I loathe this neo-conservative put on a Cath Kidston pinny and fantasise about domesticity thing that is burbling away culturally. There was that bloody awful John Lewis advert, this obsession with putting older women down and an obsession with frivolity and girlishness. The medias ideal woman today is part seven year old, part Katy Price and part deliriously happy help mate. It is a lie. Children, kitchens and housework are toil, necessary but basically physical labour. The people that can make the home a decorous fantasy hobby have Olga doing all the real work, a cleaner, a highly paid job and a good education. Hardly any of them bother with the full time business of homemaking and child raising. Why should they? I admire women who achieve in fields outside domesticity, because to be blunt, domesticity requires labour, common sense and determination. I can cook, am very efficient at cleaning and can manage a home, not through choice but because of my gender and background. It does not require imagination, verve or education* and it is these qualities I want to see being reflected in photo opportunities, this environment simply makes these two women look vapid, dull and unimportant.

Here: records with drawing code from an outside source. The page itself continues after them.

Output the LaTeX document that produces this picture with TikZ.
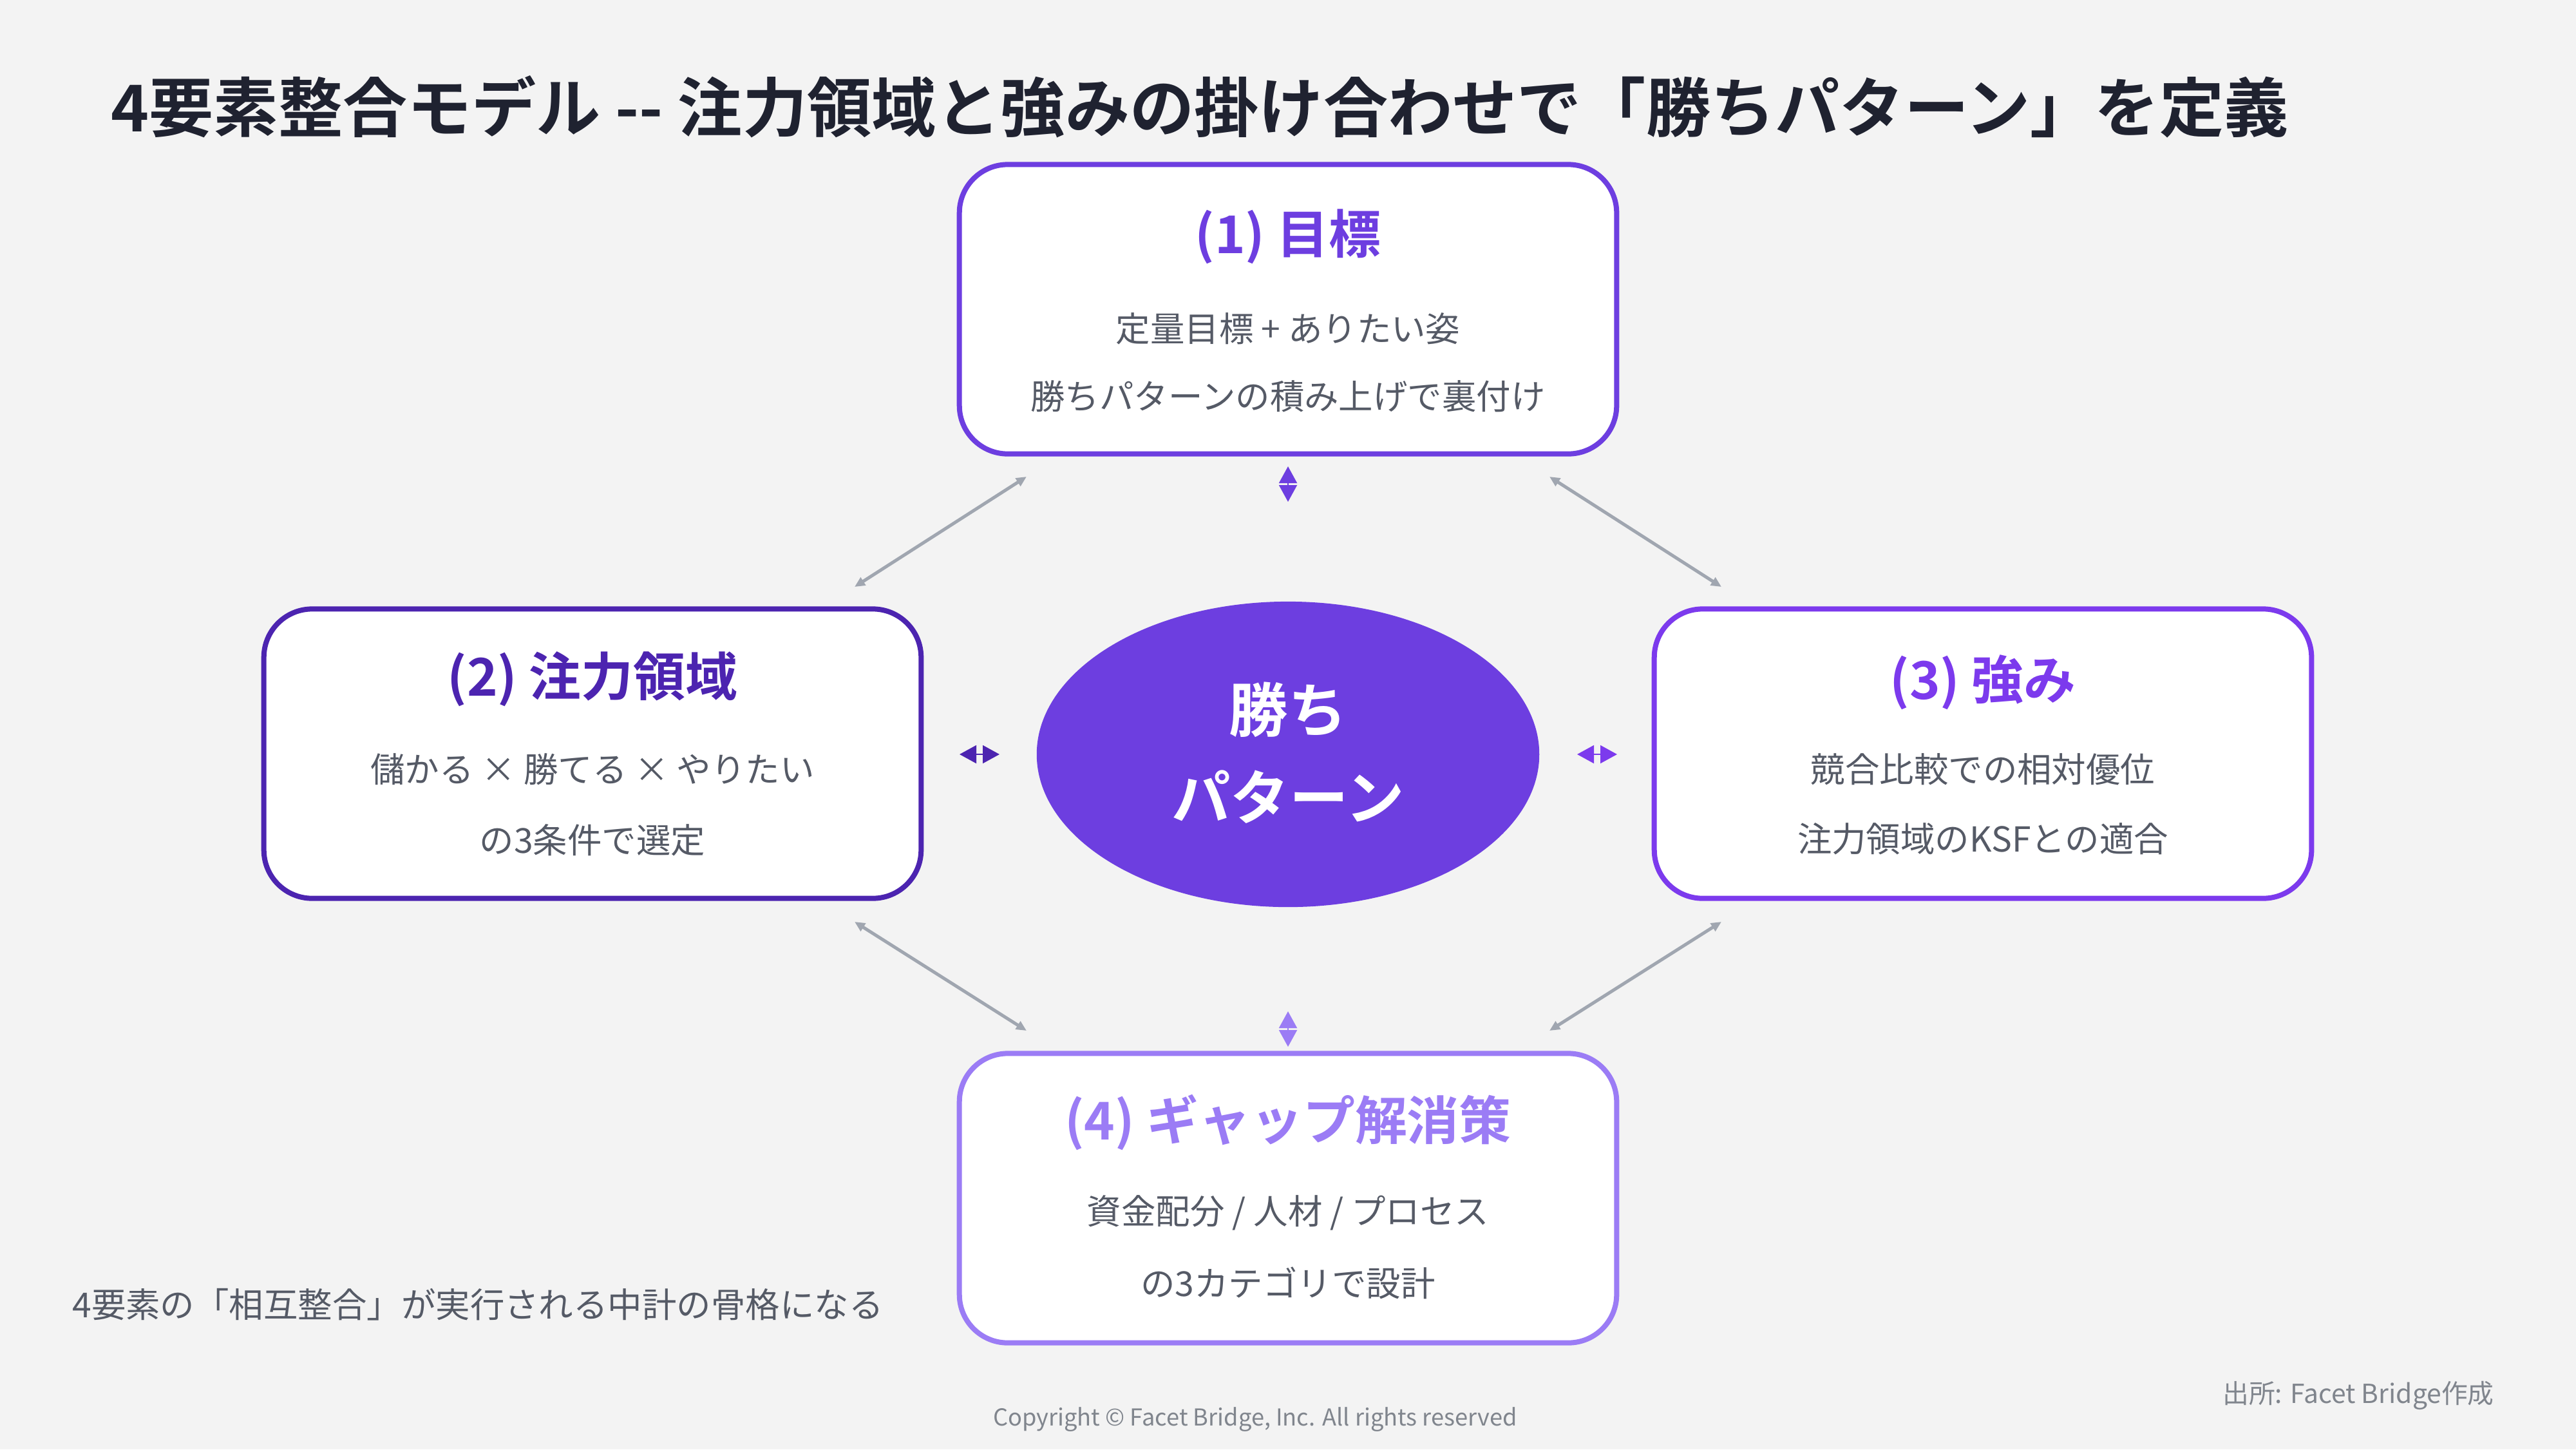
\documentclass[tikz,border=0pt]{standalone}
\usepackage{fontspec}
\setmainfont{Noto Sans CJK JP}[BoldFont={Noto Sans CJK JP Bold}]
\usetikzlibrary{arrows.meta,shapes.geometric}
\definecolor{bg}{HTML}{F3F3F3}
\definecolor{pA}{HTML}{6D3EE0}
\definecolor{pB}{HTML}{4C24B0}
\definecolor{pC}{HTML}{7C3AED}
\definecolor{pD}{HTML}{9B7CF5}
\definecolor{txt}{HTML}{555A66}
\definecolor{ttl}{HTML}{1F2230}
\definecolor{arr}{HTML}{A0A6B0}
\begin{document}
\begin{tikzpicture}[x=0.01cm,y=-0.01cm,
  box/.style={draw=#1,line width=0.08cm,fill=white,rounded corners=0.75cm,minimum width=10.2cm,minimum height=4.49cm},
  hd/.style={font=\fontsize{23}{27}\selectfont\bfseries,text=#1},
  bd/.style={font=\fontsize{15.2}{19}\selectfont,text=txt},
  conn/.style={draw=arr,line width=0.05cm,{Triangle[length=0.16cm,width=0.14cm]}-{Triangle[length=0.16cm,width=0.14cm]}},
  tiny/.style={line width=0.02cm,{Triangle[length=0.26cm,width=0.28cm]}-{Triangle[length=0.26cm,width=0.28cm]},draw=#1,fill=#1}]
\fill[bg] (0,0) rectangle (4000,2250);
\node[anchor=west,font=\fontsize{28.5}{33}\selectfont\bfseries,text=ttl] (title) at (160,166) {4要素整合モデル {-}{-} 注力領域と強みの掛け合わせで「勝ちパターン」を定義};
% boxes
\node[box=pA] (b1) at (2000,480) {};
\node[box=pB] (b2) at (920,1170) {};
\node[box=pC] (b3) at (3079,1170) {};
\node[box=pD] (b4) at (2000,1860) {};
\node[hd=pA] (h1) at (2000,367) {(1) 目標};
\node[bd] (t1a) at (2000,510) {定量目標 + ありたい姿};
\node[bd] (t1b) at (2000,615) {勝ちパターンの積み上げで裏付け};
\node[hd=pB] (h2) at (920,1054) {(2) 注力領域};
\node[bd] (t2a) at (920,1194) {儲かる × 勝てる × やりたい};
\node[bd] (t2b) at (920,1304) {の3条件で選定};
\node[hd=pC] (h3) at (3079,1059) {(3) 強み};
\node[bd] (t3a) at (3079,1194) {競合比較での相対優位};
\node[bd] (t3b) at (3079,1302) {注力領域のKSFとの適合};
\node[hd=pD] (h4) at (2000,1742) {(4) ギャップ解消策};
\node[bd] (t4a) at (2000,1883) {資金配分 / 人材 / プロセス};
\node[bd] (t4b) at (2000,1992) {の3カテゴリで設計};
% center
\node[ellipse,fill=pA,minimum width=7.8cm,minimum height=4.74cm,inner sep=0] (c) at (2000,1171) {};
\node[text=white,font=\fontsize{26}{31}\selectfont\bfseries] (c1) at (2000,1102) {勝ち};
\node[text=white,font=\fontsize{26}{31}\selectfont\bfseries] (c2) at (2000,1237) {パターン};
% diagonal connectors
\coordinate (d1a) at (1327,911); \coordinate (d1b) at (1594,740);
\coordinate (d2a) at (2406,740); \coordinate (d2b) at (2673,911);
\coordinate (d3a) at (1327,1431); \coordinate (d3b) at (1594,1600);
\coordinate (d4a) at (2406,1600); \coordinate (d4b) at (2673,1431);
\draw[conn] (d1a) -- (d1b);
\draw[conn] (d2a) -- (d2b);
\draw[conn] (d3a) -- (d3b);
\draw[conn] (d4a) -- (d4b);
% tiny connectors
\coordinate (u1) at (2000,724); \coordinate (u2) at (2000,779);
\coordinate (l1) at (1490,1171); \coordinate (l2) at (1552,1171);
\coordinate (r1) at (2449,1171); \coordinate (r2) at (2511,1171);
\coordinate (w1) at (2000,1570); \coordinate (w2) at (2000,1625);
\draw[tiny=pA] (u1) -- (u2);
\draw[tiny=pB] (l1) -- (l2);
\draw[tiny=pC] (r1) -- (r2);
\draw[tiny=pD] (w1) -- (w2);
% footer texts
\node[anchor=west,bd] (note) at (100,2025) {4要素の「相互整合」が実行される中計の骨格になる};
\node[text=arr!80!black,font=\fontsize{10.3}{12}\selectfont] (copy) at (1949,2204) {Copyright © Facet Bridge, Inc. All rights reserved};
\node[anchor=east,text=arr!80!black,font=\fontsize{11.6}{14}\selectfont] (src) at (3885,2166) {出所: Facet Bridge作成};
\end{tikzpicture}
\end{document}
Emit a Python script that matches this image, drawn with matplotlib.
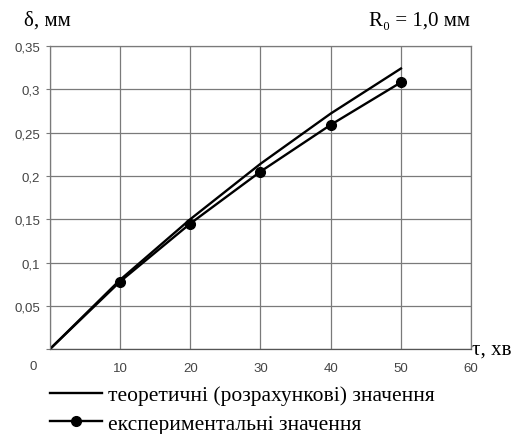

It also makes them look like liars, as this is simply, not the kind of life they lead or have led as women.
This is my personal opinion, have any pictures/ads/images annoyed your feminist soul recently?
* I'm not saying women with these qualities may not choose domesticity because babies or the home are their thing, although they seem rare. Nor am I ignoring the frankly huge number or women with these qualities who are trapped due to low expectations and poor educational opportunities.